▸ SUPPLIED INFORMATION
■ ■ ■ ■
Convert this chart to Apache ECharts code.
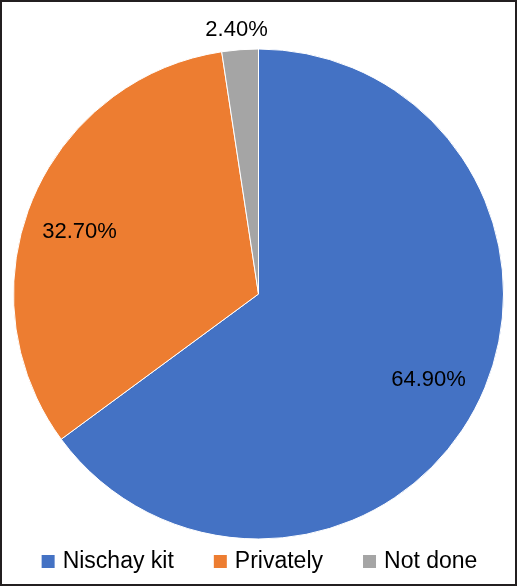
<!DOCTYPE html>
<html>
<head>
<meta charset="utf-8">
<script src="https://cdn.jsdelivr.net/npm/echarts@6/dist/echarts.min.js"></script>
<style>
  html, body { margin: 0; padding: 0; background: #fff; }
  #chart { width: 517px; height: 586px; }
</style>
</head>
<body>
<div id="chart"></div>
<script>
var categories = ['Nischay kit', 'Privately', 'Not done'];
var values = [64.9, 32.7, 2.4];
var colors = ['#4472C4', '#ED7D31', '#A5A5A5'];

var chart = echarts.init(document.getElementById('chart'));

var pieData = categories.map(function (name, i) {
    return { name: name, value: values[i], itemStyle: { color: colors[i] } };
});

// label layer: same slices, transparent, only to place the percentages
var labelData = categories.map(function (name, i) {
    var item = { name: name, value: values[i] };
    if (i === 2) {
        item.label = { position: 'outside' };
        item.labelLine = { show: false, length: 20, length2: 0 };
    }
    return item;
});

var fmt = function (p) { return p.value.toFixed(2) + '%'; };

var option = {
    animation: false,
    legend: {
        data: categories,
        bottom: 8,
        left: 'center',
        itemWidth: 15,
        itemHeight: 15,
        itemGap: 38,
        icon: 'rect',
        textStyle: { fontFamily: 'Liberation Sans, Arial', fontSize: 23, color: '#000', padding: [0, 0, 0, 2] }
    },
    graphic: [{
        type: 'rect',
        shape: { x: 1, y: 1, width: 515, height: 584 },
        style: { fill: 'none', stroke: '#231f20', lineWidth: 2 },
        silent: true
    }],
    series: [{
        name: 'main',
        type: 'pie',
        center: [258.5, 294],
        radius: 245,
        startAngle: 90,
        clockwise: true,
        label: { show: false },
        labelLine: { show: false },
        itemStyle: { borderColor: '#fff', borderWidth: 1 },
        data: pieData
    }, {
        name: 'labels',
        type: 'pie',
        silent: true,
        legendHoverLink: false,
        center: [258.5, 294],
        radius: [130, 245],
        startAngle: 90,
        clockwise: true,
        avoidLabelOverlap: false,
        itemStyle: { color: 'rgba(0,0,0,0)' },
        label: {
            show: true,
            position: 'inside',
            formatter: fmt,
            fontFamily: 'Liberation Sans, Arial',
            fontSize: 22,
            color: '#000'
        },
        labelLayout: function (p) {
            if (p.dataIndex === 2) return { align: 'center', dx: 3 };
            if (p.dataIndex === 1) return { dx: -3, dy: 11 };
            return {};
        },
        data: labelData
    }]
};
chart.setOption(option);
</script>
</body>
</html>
■ ■ ■ ■
Return exactly what appears from the opening line of the material through the line with "var fmt = function", apart from the pictures.

▸ ANSWER IN FULL
Convert this chart to Apache ECharts code.
<!DOCTYPE html>
<html>
<head>
<meta charset="utf-8">
<script src="https://cdn.jsdelivr.net/npm/echarts@6/dist/echarts.min.js"></script>
<style>
  html, body { margin: 0; padding: 0; background: #fff; }
  #chart { width: 517px; height: 586px; }
</style>
</head>
<body>
<div id="chart"></div>
<script>
var categories = ['Nischay kit', 'Privately', 'Not done'];
var values = [64.9, 32.7, 2.4];
var colors = ['#4472C4', '#ED7D31', '#A5A5A5'];

var chart = echarts.init(document.getElementById('chart'));

var pieData = categories.map(function (name, i) {
    return { name: name, value: values[i], itemStyle: { color: colors[i] } };
});

// label layer: same slices, transparent, only to place the percentages
var labelData = categories.map(function (name, i) {
    var item = { name: name, value: values[i] };
    if (i === 2) {
        item.label = { position: 'outside' };
        item.labelLine = { show: false, length: 20, length2: 0 };
    }
    return item;
});

var fmt = function (p) { return p.value.toFixed(2) + '%'; };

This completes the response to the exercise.